Count lines, not occurrences: report how many lines in the records hold the string "with", and nothing else.

Charts and diagrams as code
──────
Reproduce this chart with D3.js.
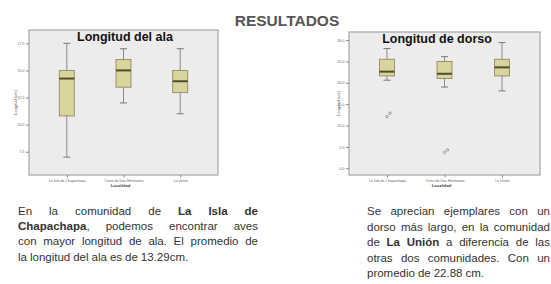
<!DOCTYPE html>
<html>
<head>
<meta charset="utf-8">
<script src="https://cdn.jsdelivr.net/npm/d3@7"></script>
<style>
  body { margin: 0; background: #fff; }
  svg { display: block; font-family: Arial, "Liberation Sans", sans-serif; }
</style>
</head>
<body>
<svg id="chart" width="551" height="284"></svg>
<script>
/************************** DATA **************************/
var categories = ["La Isla de Chapachapa", "Cerro de Dos Hermanos", "La Unión"];

// Longitud del ala (cm)
var alaLow    = [7.0, 12.0, 11.0];
var alaQ1     = [10.8, 13.45, 12.95];
var alaMedian = [14.25, 15.0, 14.0];
var alaQ3     = [15.0, 16.0, 15.0];
var alaHigh   = [17.5, 17.0, 17.0];
var alaTicks  = [7.5, 10.0, 12.5, 15.0, 17.5];

// Longitud de dorso (cm)
var dorsoLow      = [20.6, 19.0, 18.1];
var dorsoQ1       = [21.6, 21.0, 21.6];
var dorsoMedian   = [22.6, 22.1, 23.6];
var dorsoQ3       = [25.5, 25.0, 25.5];
var dorsoHigh     = [28.0, 26.1, 29.4];
var dorsoOutliers = [[12.1, 12.9], [3.7, 4.3], []];
var dorsoTicks    = [0, 5, 10, 15, 20, 25, 30];

var leftText = [
  "En la comunidad de **La Isla de**",
  "**Chapachapa**, podemos encontrar aves",
  "con mayor longitud de ala. El promedio de",
  "la longitud del ala es de 13.29cm."
];
var rightText = [
  "Se aprecian ejemplares con un",
  "dorso más largo, en la comunidad",
  "de **La Unión** a diferencia de las",
  "otras dos comunidades. Con un",
  "promedio de 22.88 cm."
];

/************************** DRAWING **************************/
var svg = d3.select("#chart");
svg.append("rect").attr("width", 551).attr("height", 284).attr("fill", "#fff");

svg.append("text")
  .attr("x", 287).attr("y", 26)
  .attr("text-anchor", "middle")
  .attr("font-size", 15.5).attr("font-weight", "bold")
  .attr("fill", "#555")
  .text("RESULTADOS");

var boxFill = "#d9d49c", boxStroke = "#8f8c62", medColor = "#4f4d2c", whiskColor = "#8a8a8a";

function boxPlot(cfg) {
  var g = svg.append("g");
  var x = d3.scalePoint().domain(categories).range([cfg.left, cfg.right]).padding(cfg.pad);
  var y = d3.scaleLinear().domain(cfg.domain).range([cfg.bottom, cfg.top]);
  var bw = 15, cap = 7;

  // frame
  g.append("rect")
    .attr("x", cfg.left).attr("y", cfg.top)
    .attr("width", cfg.right - cfg.left).attr("height", cfg.bottom - cfg.top)
    .attr("fill", "#ececec").attr("stroke", "#a5a5a5").attr("stroke-width", 1.2);

  // y axis
  var ya = g.append("g")
    .attr("transform", "translate(" + cfg.left + ",0)")
    .call(d3.axisLeft(y).tickValues(cfg.ticks).tickFormat(d3.format(".1f")).tickSize(3).tickPadding(1.5));
  ya.select(".domain").remove();
  ya.selectAll("line").attr("stroke", "#888");
  ya.selectAll("text").attr("font-size", 3.6).attr("fill", "#666").attr("font-family", "Arial, 'Liberation Sans', sans-serif");

  g.append("text")
    .attr("transform", "translate(" + cfg.ytitleX + "," + ((cfg.top + cfg.bottom) / 2) + ") rotate(-90)")
    .attr("text-anchor", "middle")
    .attr("font-size", 4).attr("fill", "#555")
    .text("Longitud (cm)");

  // x axis
  var xa = g.append("g")
    .attr("transform", "translate(0," + cfg.bottom + ")")
    .call(d3.axisBottom(x).tickSize(2.5).tickPadding(2));
  xa.select(".domain").remove();
  xa.selectAll("line").attr("stroke", "#888");
  xa.selectAll("text").attr("font-size", 3.6).attr("fill", "#666").attr("font-family", "Arial, 'Liberation Sans', sans-serif");

  g.append("text")
    .attr("x", (cfg.left + cfg.right) / 2 - 3).attr("y", cfg.bottom + 11.5)
    .attr("text-anchor", "middle")
    .attr("font-size", 4.2).attr("font-weight", "bold").attr("fill", "#444")
    .text("Localidad");

  categories.forEach(function (c, i) {
    var cx = x(c);
    // whiskers
    g.append("line").attr("x1", cx).attr("x2", cx)
      .attr("y1", y(cfg.high[i])).attr("y2", y(cfg.q3[i]))
      .attr("stroke", whiskColor).attr("stroke-width", 1);
    g.append("line").attr("x1", cx).attr("x2", cx)
      .attr("y1", y(cfg.q1[i])).attr("y2", y(cfg.low[i]))
      .attr("stroke", whiskColor).attr("stroke-width", 1);
    [cfg.high[i], cfg.low[i]].forEach(function (v) {
      g.append("line").attr("x1", cx - cap / 2).attr("x2", cx + cap / 2)
        .attr("y1", y(v)).attr("y2", y(v))
        .attr("stroke", "#777").attr("stroke-width", 1);
    });
    // box
    g.append("rect")
      .attr("x", cx - bw / 2).attr("y", y(cfg.q3[i]))
      .attr("width", bw).attr("height", y(cfg.q1[i]) - y(cfg.q3[i]))
      .attr("fill", boxFill).attr("stroke", boxStroke).attr("stroke-width", 0.9);
    g.append("line")
      .attr("x1", cx - bw / 2).attr("x2", cx + bw / 2)
      .attr("y1", y(cfg.median[i])).attr("y2", y(cfg.median[i]))
      .attr("stroke", medColor).attr("stroke-width", 2);
    // outliers
    (cfg.outliers ? cfg.outliers[i] : []).forEach(function (v, k) {
      g.append("circle")
        .attr("cx", cx + k * 3).attr("cy", y(v)).attr("r", 1.2)
        .attr("fill", "none").attr("stroke", "#666").attr("stroke-width", 0.6);
    });
  });

  g.append("text")
    .attr("x", cfg.titleX).attr("y", cfg.top + 11)
    .attr("text-anchor", "middle")
    .attr("font-size", 12.5).attr("font-weight", "bold").attr("fill", "#111")
    .text(cfg.title);
}

boxPlot({
  title: "Longitud del ala", titleX: 125,
  left: 29, right: 218, top: 30, bottom: 175, pad: 0.667,
  domain: [5.35, 18.73], ticks: alaTicks, ytitleX: 17,
  low: alaLow, q1: alaQ1, median: alaMedian, q3: alaQ3, high: alaHigh
});

boxPlot({
  title: "Longitud de dorso", titleX: 437,
  left: 349, right: 540, top: 32, bottom: 175, pad: 0.66,
  domain: [-1.57, 31.87], ticks: dorsoTicks, ytitleX: 339.5,
  low: dorsoLow, q1: dorsoQ1, median: dorsoMedian, q3: dorsoQ3, high: dorsoHigh,
  outliers: dorsoOutliers
});

/************************** PARAGRAPHS **************************/
function parseLine(line) {
  var bold = false;
  return line.split(" ").map(function (tok) {
    var segs = [];
    tok.split("**").forEach(function (s, k) {
      if (k > 0) bold = !bold;
      if (s.length) segs.push({ t: s, b: bold });
    });
    return segs;
  });
}

function paragraph(lines, x0, width, y0, lh, fs) {
  var g = svg.append("g").attr("font-size", fs).attr("fill", "#333");
  lines.forEach(function (line, i) {
    var words = parseLine(line);
    var nodes = words.map(function (segs) {
      var t = g.append("text").attr("y", y0 + i * lh);
      segs.forEach(function (s) {
        t.append("tspan").attr("font-weight", s.b ? "bold" : "normal").text(s.t);
      });
      return t;
    });
    var widths = nodes.map(function (n) { return n.node().getComputedTextLength(); });
    var total = d3.sum(widths);
    var last = i === lines.length - 1;
    var gap = last ? fs * 0.26 : (width - total) / (words.length - 1);
    var x = x0;
    nodes.forEach(function (n, k) {
      n.attr("x", x);
      x += widths[k] + gap;
    });
  });
}

paragraph(leftText, 18, 240, 215, 15.2, 11.5);
paragraph(rightText, 367, 183, 215, 15.5, 11.5);
</script>
</body>
</html>
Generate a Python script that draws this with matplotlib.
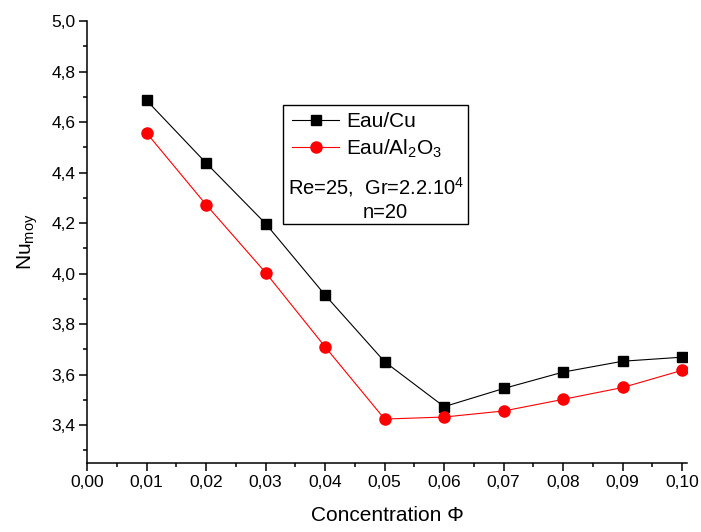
import matplotlib
matplotlib.use("Agg")
import matplotlib.pyplot as plt
from matplotlib.ticker import MultipleLocator, FuncFormatter
from matplotlib.lines import Line2D
from matplotlib.patches import Rectangle

plt.rcParams['font.family'] = ['Liberation Sans', 'DejaVu Sans']
plt.rcParams['mathtext.fontset'] = 'custom'
plt.rcParams['mathtext.rm'] = 'Liberation Sans'
plt.rcParams['mathtext.it'] = 'Liberation Sans'

# Volume fraction of nanoparticles
phi = [0.01, 0.02, 0.03, 0.04, 0.05, 0.06, 0.07, 0.08, 0.09, 0.10]
# Mean Nusselt number for each nanofluid
nu_cu = [4.686, 4.438, 4.198, 3.915, 3.651, 3.473, 3.545, 3.610, 3.653, 3.669]
nu_al2o3 = [4.557, 4.273, 4.004, 3.710, 3.424, 3.432, 3.456, 3.502, 3.549, 3.617]

label_cu = "Eau/Cu"
label_al = r"Eau/Al$_{\mathregular{2}}$O$_{\mathregular{3}}$"
note_line1 = r"Re=25,  Gr=2.2.10$^{\mathregular{4}}$"
note_line2 = "n=20"

W, H = 701, 532
fig = plt.figure(figsize=(W / 100, H / 100), dpi=100)
ax = fig.add_axes([87 / W, 1 - 463 / H, 600 / W, 442 / H])

ax.plot(phi, nu_cu, color="black", lw=0.8, marker="s", ms=7.2,
        mfc="black", mec="black", label=label_cu)
ax.plot(phi, nu_al2o3, color="red", lw=0.8, marker="o", ms=8,
        mfc="red", mec="red", label=label_al)

ax.set_xlim(0.0, 0.1008)
ax.set_ylim(3.25, 5.0)
ax.xaxis.set_major_locator(MultipleLocator(0.01))
ax.xaxis.set_minor_locator(MultipleLocator(0.005))
ax.yaxis.set_major_locator(MultipleLocator(0.2))
ax.yaxis.set_minor_locator(MultipleLocator(0.1))
ax.xaxis.set_major_formatter(FuncFormatter(lambda v, p: f"{v:.2f}".replace(".", ",")))
ax.yaxis.set_major_formatter(FuncFormatter(lambda v, p: f"{v:.1f}".replace(".", ",")))

for s in ("top", "right"):
    ax.spines[s].set_visible(False)
for s in ("left", "bottom"):
    ax.spines[s].set_linewidth(1.1)
ax.tick_params(which="major", direction="out", length=5.5, width=1.1, labelsize=12.5, pad=3)
ax.tick_params(which="minor", direction="out", length=2.8, width=1.1)

ax.set_xlabel("Concentration \u03a6", fontsize=15, labelpad=12)
ax.set_ylabel(r"Nu$_{\mathregular{moy}}$", fontsize=15, labelpad=8)

# Boxed legend with the flow parameters
box = Rectangle((283 / W, 1 - 224 / H), 185 / W, 119 / H, transform=fig.transFigure,
                fill=False, ec="black", lw=1.0, zorder=5)
fig.add_artist(box)
handles = [Line2D([], [], color="black", lw=0.8, marker="s", ms=7.2),
           Line2D([], [], color="red", lw=0.8, marker="o", ms=8)]
leg = ax.legend(handles, [label_cu, label_al], loc="upper left",
                bbox_to_anchor=(292 / W, 1 - 112 / H), bbox_transform=fig.transFigure,
                frameon=False, fontsize=15, handlelength=2.26, handletextpad=0.34,
                labelspacing=0.3, borderaxespad=0, borderpad=0)
fig.text(376 / W, 1 - 187 / H, note_line1, ha="center", va="center", fontsize=14.5)
fig.text(385 / W, 1 - 213 / H, note_line2, ha="center", va="center", fontsize=14.5)

fig.savefig("out.png", dpi=100)
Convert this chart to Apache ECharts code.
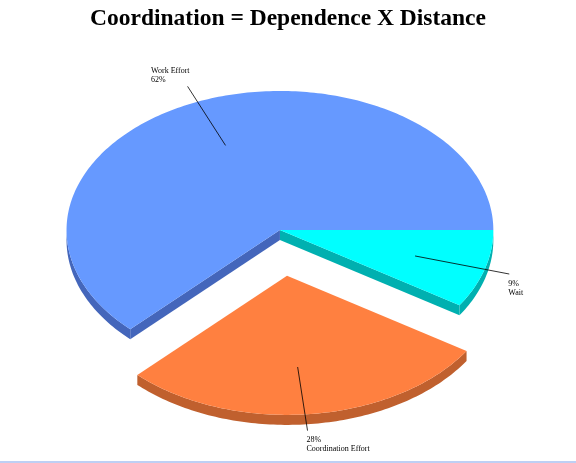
──────
§ Output of the exercise: 3